Dave Palmer, senior vice president for governmental affairs, was
filling in for Mr. England -- who had called in sick for the second
day in a row -- at a meeting of the state's 18 community-college
presidents at a hotel near the state capitol. He had just finished a
lengthy address when Ms. Little called his cellphone.

Mr. Honnold's desk phone started ringing too. It was a reporter from
the Des Moines Register who had lots of questions for which Mr.
Honnold had few answers. By the time he got off the phone, several
broadcast reporters and their camera crews were waiting for him
outside his office.

Over at the hotel, Mr. Palmer broke the news to the two-year college
presidents. There was stunned silence. Then, one of them asked, "He
has teenage kids, right?"

"This has got to be a terrible mistake," Mr. Palmer recalls saying.
But by the meeting's end, a ticker was running across the bottom of
the broadcast on Channel 13, the local NBC affiliate, which was on in
an adjacent room.

The early reports -- which turned out to be true -- stated that after
receiving two separate tips that Mr.
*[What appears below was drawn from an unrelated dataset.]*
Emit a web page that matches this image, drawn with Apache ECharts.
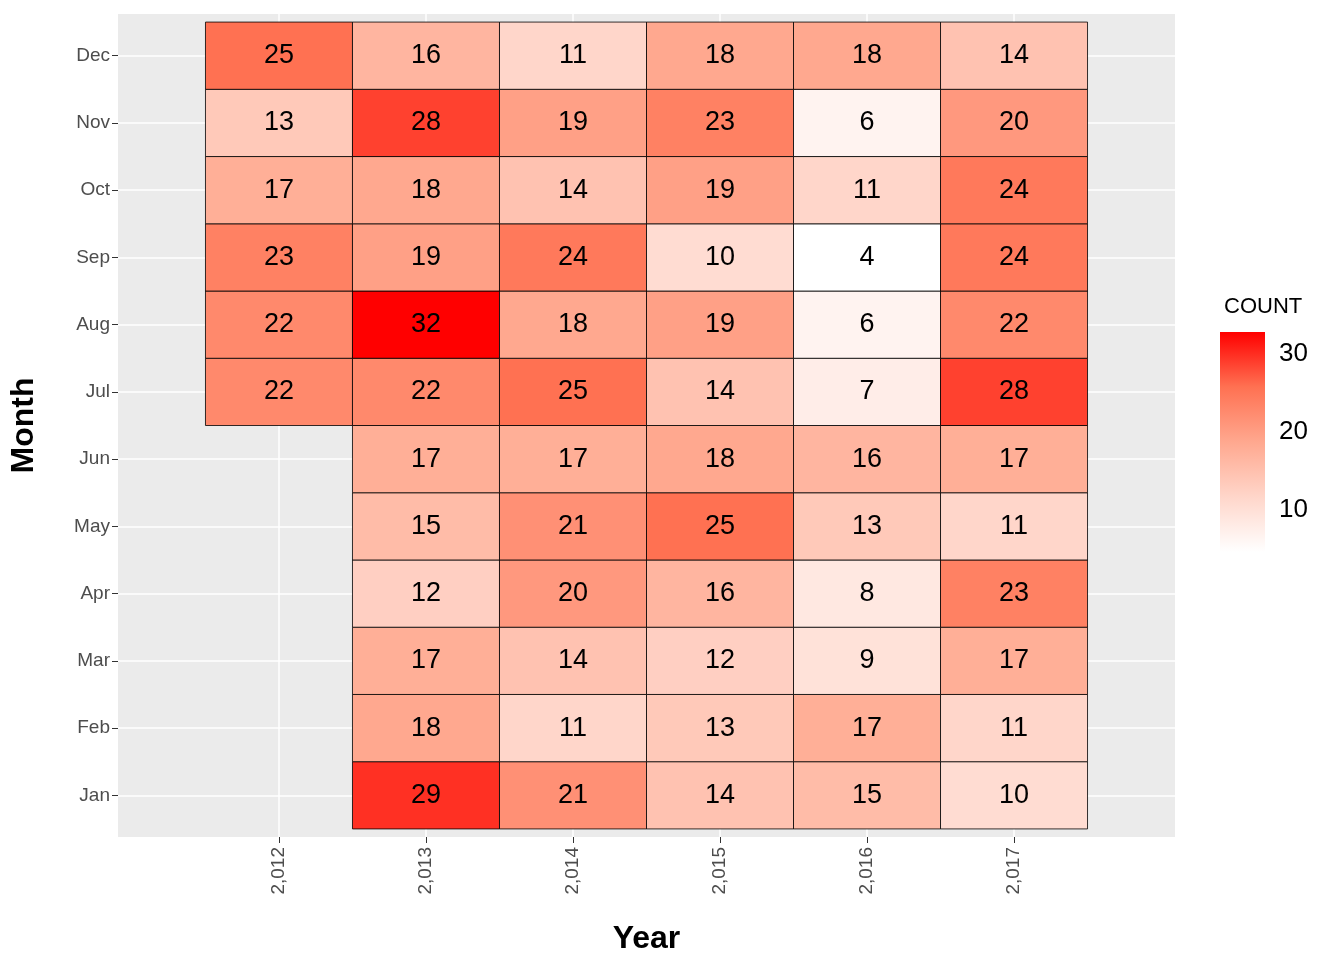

England was in possession of a
large amount of marijuana, narcotics agents raided his home. He was
being charged with trafficking. Marijuana was found in every bedroom
in the house. Charges would be forthcoming against his entire family.
He was smoking a joint when law-enforcement officers raided his home.
The charges could land him in jail for more than a decade.

Back on the main campus in Ankeny, Alfred Butts, a custodian, had been
gathering trash when some co-workers summoned him to a lounge to hear
the incredible news that was being reported on the television.

Damage Control

"Everybody was in shock, but nothing really surprises me," he says. He
went back to the trash.

By midafternoon, Ms. Linduska, Mr. Palmer, and several other top
administrators had gathered back at the campus to do damage control,
and to come up with a plan. When Joe Pugel, the chairman of the Board
of Directors arrived, he swiftly made the decision to place Mr.
England on paid administrative leave, and to name Ms. Linduska acting
president.

The phones kept ringing. It was students, parents.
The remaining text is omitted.